Dans le but de créer une France monolingue et monoculturelle, le droit est régulièrement instrumentalisé au préjudice des langues autochtones et des minorités, en particulier linguistiques. Au besoin, le Conseil constitutionnel s'autorise même, pour cela, à des entorses manifestes au droit lorsqu'elles lui permettent de justifier ses conclusions. En voici quelques exemples :

- En 1999, la mention de l'article 2 précitée est invoquée pour faire valoir que nul ne peut se prévaloir de l'usage d'une langue autre que le français dans ses relations avec les administrations ou les services publics, s'opposant ainsi à l'usage des langues régionales dans un tel cadre, en parfaite contradiction avec l'intention du législateur.

- Pour s'opposer à la ratification de la Charte européenne des langues régionales ou
minoritaires, le Conseil constitutionnel prétend qu'elle confère des droits spécifiques à des « groupes » de locuteurs de langues régionales ou minoritaires, alors que cette charte ne reconnait que des droits individuels.

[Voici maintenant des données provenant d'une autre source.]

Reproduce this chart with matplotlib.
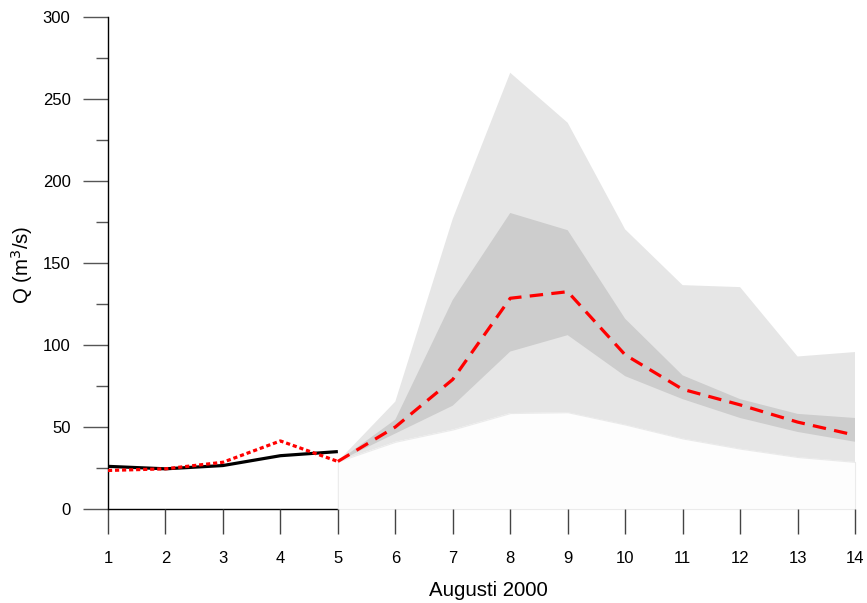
import matplotlib
matplotlib.use("Agg")
import matplotlib.pyplot as plt
from matplotlib.ticker import MultipleLocator

plt.rcParams['font.family'] = ['Liberation Sans', 'DejaVu Sans']

# Observed discharge and simulation, days 1-5
obs_days = [1, 2, 3, 4, 5]
observed = [26, 24.5, 26.5, 32.5, 35]
simulated = [23.5, 24.5, 28.5, 41.5, 29]

# Forecast, days 5-14
fc_days = [5, 6, 7, 8, 9, 10, 11, 12, 13, 14]
fc_median = [29, 50, 79, 128.5, 132.5, 94, 73, 63.5, 53, 45]
outer_low = [29, 41, 48.5, 58.5, 59, 51.5, 43, 36.8, 31.7, 28.7]
outer_high = [29, 65.5, 177, 266, 235.5, 170.5, 136.5, 135.3, 93, 95.7]
inner_low = [29, 46, 63, 96, 106, 81, 67, 55.5, 47, 41]
inner_high = [29, 54.5, 127.5, 180.5, 170, 116, 81.5, 67, 58, 55.5]

xticks = list(range(1, 15))
yticks = [0, 50, 100, 150, 200, 250, 300]

W, H = 867, 603
fig = plt.figure(figsize=(W / 100, H / 100), dpi=100)
ax = fig.add_axes([108 / W, (H - 509) / H, (855 - 108) / W, (509 - 17) / H])

# lowest band (near white) from zero up to the outer envelope
ax.fill_between(fc_days, [0] * len(fc_days), outer_low, facecolor='#fdfdfd',
                edgecolor='#ebebeb', linewidth=0.8, zorder=1, clip_on=False)
ax.fill_between(fc_days, outer_low, outer_high, facecolor='#e6e6e6',
                edgecolor='none', zorder=2)
ax.fill_between(fc_days, inner_low, inner_high, facecolor='#cdcdcd',
                edgecolor='none', zorder=3)

ax.plot(obs_days, observed, color='black', linewidth=2.3, zorder=5,
        solid_capstyle='butt')
ax.plot(obs_days, simulated, color='#ff0000', linewidth=2.3,
        linestyle=(0, (1.3, 0.9)), zorder=6)
ax.plot(fc_days, fc_median, color='#ff0000', linewidth=2.3,
        linestyle=(0, (4.2, 2.6)), zorder=6)

ax.set_xlim(1, 14)
ax.set_ylim(0, 300)

for s in ['top', 'right']:
    ax.spines[s].set_visible(False)
ax.spines['left'].set_bounds(0, 300)
ax.spines['bottom'].set_bounds(1, 5)
ax.spines['left'].set_linewidth(1.0)
ax.spines['bottom'].set_linewidth(1.0)
ax.spines['bottom'].set_zorder(0.5)

ax.set_xticks(xticks)
ax.set_xticklabels([str(t) for t in xticks])
ax.set_yticks(yticks)
ax.set_yticklabels([str(t) for t in yticks])
ax.yaxis.set_minor_locator(MultipleLocator(25))

ax.tick_params(axis='x', direction='out', length=18, width=1.0, color='#444444',
               pad=12, labelsize=12)
ax.tick_params(axis='y', which='major', direction='out', length=18, width=1.0,
               color='#555555', pad=9, labelsize=12)
ax.tick_params(axis='y', which='minor', direction='out', length=9, width=1.0,
               color='#555555')

ax.set_xlabel('Augusti 2000', fontsize=14.7)
ax.set_ylabel('Q (m$^3$/s)', fontsize=14.7)
ax.xaxis.set_label_coords((488 - 108) / 747, -(590 - 509) / 492, transform=ax.transAxes)
ax.yaxis.set_label_coords(-(108 - 22) / 747, (509 - 265) / 492, transform=ax.transAxes)
ax.xaxis.label.set_va('center')
ax.yaxis.label.set_va('center')

fig.savefig('out.png', dpi=100, facecolor='white')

- Pour juger que l'enseignement immersif des langues régionales est inconstitutionnel, le Conseil constitutionnel s'appuie sur sa jurisprudence provenant de sa lecture de l'article 2, qui elle-même ne tient pas compte de l'intention du législateur. Or, si d'après cette jurisprudence, il était prévisible que le Conseil constitutionnel rejette la possibilité d'un enseignement immersif dans le public, aucun élément juridique n'est invoqué pour justifier que cette incompatibilité constitutionnelle soit étendue aux établissements privés.

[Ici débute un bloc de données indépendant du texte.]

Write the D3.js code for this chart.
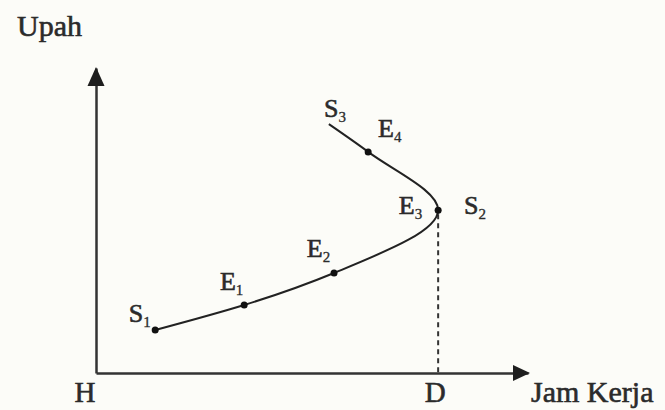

- Pour s'opposer à l'usage des diacritiques autres que ceux utilisés dans l'écriture de la langue française dans les noms et prénoms enregistrés à l'état civil, le Conseil constitutionnel avance que les dispositions prévues dans la loi Molac « reconnaissent aux particuliers un droit à l'usage d'une langue autre que le français dans leurs relations avec les administrations et les services publics » en omettant de faire la distinction entre l'origine des anthroponymes et la langue de communication utilisée entre l'usager et l'officier de l'état civil.

De cette manière, tout en condamnant les langues autochtones, l'inconstitutionnalité de l'enseignement immersif dans ces langues décrétée par le Conseil constitutionnel a alors créé une inégalité injustifiable au regard du droit et profondément discriminatoire, puisqu'elle condamne un type d'enseignement spécifiquement pour les langues autochtones. Car les langues étrangères ne sont pas concernées par cette décision !

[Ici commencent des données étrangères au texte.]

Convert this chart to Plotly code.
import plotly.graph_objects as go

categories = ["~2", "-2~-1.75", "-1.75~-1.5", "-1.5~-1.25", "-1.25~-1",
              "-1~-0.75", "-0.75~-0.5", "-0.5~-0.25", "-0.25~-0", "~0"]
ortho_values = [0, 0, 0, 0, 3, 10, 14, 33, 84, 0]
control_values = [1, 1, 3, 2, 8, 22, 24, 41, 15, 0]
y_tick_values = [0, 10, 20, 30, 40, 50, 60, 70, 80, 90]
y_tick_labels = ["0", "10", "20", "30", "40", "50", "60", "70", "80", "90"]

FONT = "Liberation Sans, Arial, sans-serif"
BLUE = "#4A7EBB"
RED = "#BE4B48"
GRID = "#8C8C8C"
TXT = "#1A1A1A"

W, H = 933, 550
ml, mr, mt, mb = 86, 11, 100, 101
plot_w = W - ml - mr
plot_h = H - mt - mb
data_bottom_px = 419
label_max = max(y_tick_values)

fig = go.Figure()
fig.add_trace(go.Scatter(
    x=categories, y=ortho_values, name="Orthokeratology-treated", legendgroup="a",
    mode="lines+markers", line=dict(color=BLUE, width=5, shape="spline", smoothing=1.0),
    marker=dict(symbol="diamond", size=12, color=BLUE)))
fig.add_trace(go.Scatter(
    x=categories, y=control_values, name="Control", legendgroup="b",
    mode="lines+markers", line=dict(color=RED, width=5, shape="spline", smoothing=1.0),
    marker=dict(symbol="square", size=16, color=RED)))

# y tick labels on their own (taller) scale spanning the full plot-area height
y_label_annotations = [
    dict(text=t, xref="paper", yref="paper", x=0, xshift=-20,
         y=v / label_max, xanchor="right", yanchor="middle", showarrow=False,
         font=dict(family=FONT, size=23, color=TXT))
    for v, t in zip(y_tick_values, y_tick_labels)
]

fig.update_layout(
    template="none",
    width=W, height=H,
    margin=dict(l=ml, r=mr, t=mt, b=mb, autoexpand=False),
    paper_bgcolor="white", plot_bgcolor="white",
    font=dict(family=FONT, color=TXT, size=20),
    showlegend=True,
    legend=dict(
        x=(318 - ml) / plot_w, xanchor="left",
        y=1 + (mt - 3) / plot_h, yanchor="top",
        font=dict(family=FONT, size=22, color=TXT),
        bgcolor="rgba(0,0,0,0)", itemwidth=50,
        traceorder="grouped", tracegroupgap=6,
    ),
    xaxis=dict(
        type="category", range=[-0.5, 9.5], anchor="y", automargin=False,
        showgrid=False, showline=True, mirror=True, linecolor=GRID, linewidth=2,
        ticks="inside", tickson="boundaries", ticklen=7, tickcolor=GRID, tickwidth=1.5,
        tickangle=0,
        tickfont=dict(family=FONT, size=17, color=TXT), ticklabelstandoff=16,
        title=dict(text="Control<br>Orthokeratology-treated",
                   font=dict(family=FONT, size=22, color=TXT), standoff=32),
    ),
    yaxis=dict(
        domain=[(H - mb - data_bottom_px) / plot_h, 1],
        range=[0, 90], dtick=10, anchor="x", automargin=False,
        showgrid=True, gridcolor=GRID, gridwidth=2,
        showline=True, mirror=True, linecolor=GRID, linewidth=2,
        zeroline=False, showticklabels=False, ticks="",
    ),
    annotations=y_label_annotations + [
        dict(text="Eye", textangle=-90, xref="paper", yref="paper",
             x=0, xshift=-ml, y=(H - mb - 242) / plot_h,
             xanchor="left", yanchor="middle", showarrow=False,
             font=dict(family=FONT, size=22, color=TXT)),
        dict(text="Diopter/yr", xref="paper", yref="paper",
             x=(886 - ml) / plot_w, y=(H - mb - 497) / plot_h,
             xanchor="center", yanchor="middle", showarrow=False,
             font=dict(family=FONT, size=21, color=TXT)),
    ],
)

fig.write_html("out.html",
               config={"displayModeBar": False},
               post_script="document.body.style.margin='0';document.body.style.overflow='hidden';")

Ces dénis de justice notoires et récurrents, qui ont fait dire en son temps à l'éminent constitutionnaliste Guy Carcassonne au sujet des décisions du Conseil constitutionnel ayant trait aux langues régionales que « les réactions épidermiques ou agacées ou condescendantes l'ont emporté sur la raison », sont indignes d'un pays dit démocratique, qui se veut, de surcroit, égalitaire et défenseur de la diversité linguistique et culturelle dans le monde.

La France a maintenant non seulement la possibilité, mais également et surtout le devoir moral de revenir sur ces décisions qui ne font honneur ni au droit ni à la justice française. C'est là la voie à suivre, la seule à même d' apaiser les tensions linguistiques, toujours prêtes à ressurgir, et d'établir une véritable paix sociale.

Pour cela, des mesures sont à prendre de toute urgence :

  • La reconnaissance des droits internationaux ayant trait aux langues autochtones.
  • La modification de la Constitution.
  • La création d'un Code des langues dans la législation française.
  • La révision du découpage régional.
  • L'adoption d'un budget conséquent pour le développement les langues autochtones.
Nous demandons donc instamment :

1. Le retrait de la réserve concernant l'article 30 de la déclaration internationale des droits de l'enfant.

2. La signature et la ratification de :
  • La Convention-cadre pour la protection des minorités nationales.
  • La Convention n° 14 de la commission internationale de l'état civil.
3. La modification de la Constitution :
  • La modification du préambule, afin d'y ajouter une référence à la Déclaration universelle des droits linguistiques et à la Déclaration des droits des personnes appartenant à des minorités nationales ou ethniques, religieuses et linguistiques.
  • La modification des articles 1, 2 et 3, afin de les rendre compatibles avec la Déclaration universelle des droits de l'enfant, avec la Charte européenne des langues régionales ou minoritaires et avec le principe de l'enseignement immersif des langues dites régionales.
  • La modification des articles 56 à 63 afin de rendre effective la séparation des pouvoirs exécutifs et judiciaires, ce qui implique qu'en tant qu'organe juridique, le Conseil constitutionnel ne saurait être composé d' hommes politiques, que ces derniers soient ou non en exercice, mais exclusivement de juristes.
4. Une révision du découpage régional tenant compte de la réalité historique et culturelle des territoires, indispensable à la mise en place de politiques linguistiques cohérentes, de telles politiques étant actuellement rendues impraticables par le découpage actuel.

5. Un réel budget aux Régions et aux langues régionales, ces budgets étant actuellement nettement insuffisants et ne permettent pas aux langues autochtones de disposer des moyens nécessaires à leur pérennité.

Les droits linguistiques ne doivent pas s'arrêter aux frontières de l'Hexagone !

Notes :
  1. « Les langues régionales sous la menace du Conseil constitutionnel », par Michel Feltin-Palas, L'Express, 11 mai 2021.
  2. « Les interdits et la liberté d'expression », par Guy Carcassonne, Nouveaux Cahiers du Conseil constitutionnel n° 36, juin 2012.